■ TASK ■
Leave the pictures out and quote every line from the start of the listing to the line with "from matplotlib.lines import Line2D", inclusive.

■ PROVIDED DATA ■

######

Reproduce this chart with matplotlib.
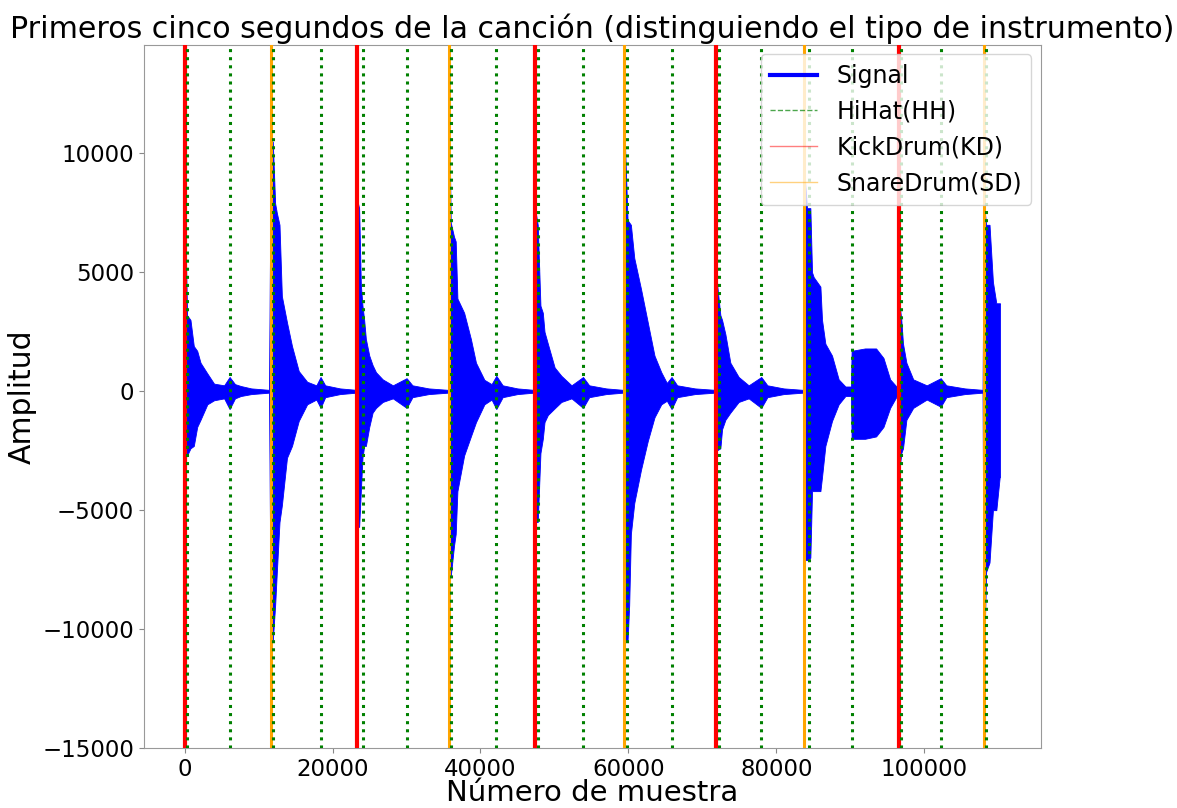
import numpy as np
import matplotlib
matplotlib.use("Agg")
import matplotlib.pyplot as plt
from matplotlib.lines import Line2D

# envelope of the signal: sample index, upper and lower amplitude
env_x = [
    0, 90, 320, 780, 1230, 1690, 2140, 3060, 3970, 5330, 6070, 6800, 7600, 9000, 11400,
    11640, 11910, 12230, 12460, 12820, 13140, 13830, 14510, 15420, 16560, 17800, 18370, 19000, 21000, 23200,
    23360, 23590, 23820, 24040, 24270, 24500, 24960, 25410, 25870, 26780, 28150, 30010, 30800, 33000, 35600,
    35740, 35970, 36420, 36650, 36880, 37790, 38700, 39390, 40530, 41500, 42140, 43000, 45000, 47200,
    47380, 47740, 48110, 48430, 48660, 49110, 50030, 50940, 52310, 53870, 54700, 57000, 59300,
    59430, 59890, 60110, 60340, 60800, 61710, 62620, 63530, 64450, 65200, 65840, 66600, 69000, 71700,
    71900, 72440, 72670, 73120, 73790, 74920, 76270, 77970, 78800, 81000, 83600,
    83710, 84160, 84610, 84840, 85060, 85970, 86190, 86640, 87540, 88440, 89350, 90100,
    90190, 92000, 93500, 94500, 95400, 96400,
    96590, 96910, 97140, 97600, 98520, 100350, 102240, 103000, 105500, 107900,
    108060, 108380, 108840, 109300, 109760, 110220, 110250,
]
env_hi = [
    6900, 6900, 3200, 3000, 1900, 1700, 1200, 750, 320, 250, 600, 300, 220, 120, 60,
    10500, 10500, 7900, 7500, 7000, 4000, 2900, 1900, 850, 400, 250, 600, 250, 120, 60,
    8000, 7700, 4500, 3600, 3000, 2200, 1500, 1100, 800, 500, 250, 550, 250, 120, 60,
    12900, 7100, 6500, 6300, 3900, 3300, 2200, 1200, 480, 300, 650, 250, 120, 60,
    7700, 7000, 3600, 3300, 2500, 2000, 1000, 650, 250, 600, 250, 120, 60,
    11400, 7200, 7100, 7000, 5600, 4300, 2900, 1500, 800, 350, 600, 250, 120, 60,
    4800, 3200, 3000, 2400, 1200, 600, 250, 600, 250, 120, 60,
    9600, 7700, 7700, 5000, 4800, 4400, 3000, 2000, 1500, 500, 200, 200,
    1700, 1800, 1800, 1400, 500, 150,
    3900, 3000, 2000, 1200, 500, 250, 550, 250, 120, 60,
    8000, 7000, 7000, 4600, 3700, 3700, 3700,
]
env_lo = [
    -2800, -2800, -2700, -2400, -2300, -1500, -1200, -550, -380, -300, -750, -300, -200, -120, -60,
    -10500, -10500, -9000, -7600, -5500, -4800, -2800, -2300, -1250, -550, -350, -700, -250, -120, -60,
    -5700, -5700, -4200, -2800, -2300, -2300, -1500, -900, -700, -450, -300, -700, -250, -120, -60,
    -7800, -7800, -6500, -6000, -4200, -2700, -1900, -1300, -550, -350, -750, -250, -120, -60,
    -5500, -5500, -2600, -2000, -1300, -1000, -720, -450, -300, -700, -250, -120, -60,
    -10500, -10500, -9000, -6000, -4700, -3300, -2100, -1100, -550, -400, -750, -250, -120, -60,
    -2500, -2400, -1600, -1200, -900, -450, -300, -700, -250, -120, -60,
    -7100, -7100, -7000, -4200, -4200, -4200, -3600, -2300, -1250, -550, -200, -200,
    -2000, -2000, -1900, -1500, -700, -150,
    -3500, -2600, -2400, -1200, -700, -350, -650, -250, -120, -60,
    -11900, -7600, -7200, -5000, -5000, -3600, -3600,
]

# onsets (sample index)
hh_onsets = [250, 6070, 11890, 18370, 24110, 30010, 36000, 42140, 47800, 53870,
             59860, 65840, 72240, 77970, 84370, 90190, 96840, 102240, 108310]
kd_onsets = [0, 23360, 47380, 71900, 96590]
sd_onsets = [11640, 35740, 59430, 83710, 108060]

fig = plt.figure(figsize=(11.77, 8.08), dpi=100)
ax = fig.add_axes([0.1223, 0.0743, 0.7619, 0.870])

ax.fill_between(env_x, env_lo, env_hi, color="blue", linewidth=0.6, zorder=2)

for x in kd_onsets:
    ax.axvline(x, color="red", linewidth=3, zorder=3)
for x in sd_onsets:
    ax.axvline(x, color="orange", linewidth=2.2, zorder=3)
for x in hh_onsets:
    ax.axvline(x, color="green", linestyle=":", linewidth=2.2, zorder=4)

ax.set_xlim(-5512, 115762)
ax.set_ylim(-15000, 14560)
ax.set_yticks([-15000, -10000, -5000, 0, 5000, 10000])
ax.set_xticks([0, 20000, 40000, 60000, 80000, 100000])
ax.tick_params(labelsize=16.5, color="#888888")
for sp in ax.spines.values():
    sp.set_color("#999999")

ax.set_title("Primeros cinco segundos de la canción (distinguiendo el tipo de instrumento)",
             fontsize=21.6, pad=5)
ax.set_xlabel("Número de muestra", fontsize=21, labelpad=-1)
ax.set_ylabel("Amplitud", fontsize=21.5)

handles = [
    Line2D([], [], color="blue", linewidth=3),
    Line2D([], [], color="green", linestyle="--", linewidth=1, alpha=0.7),
    Line2D([], [], color="red", linewidth=1, alpha=0.5),
    Line2D([], [], color="orange", linewidth=1, alpha=0.5),
]
ax.legend(handles, ["Signal", "HiHat(HH)", "KickDrum(KD)", "SnareDrum(SD)"],
          loc="upper right", fontsize=17, framealpha=0.8, borderaxespad=0.4)

fig.savefig("out.png", dpi=100)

######

■ RESULT ■
Reproduce this chart with matplotlib.
import numpy as np
import matplotlib
matplotlib.use("Agg")
import matplotlib.pyplot as plt
from matplotlib.lines import Line2D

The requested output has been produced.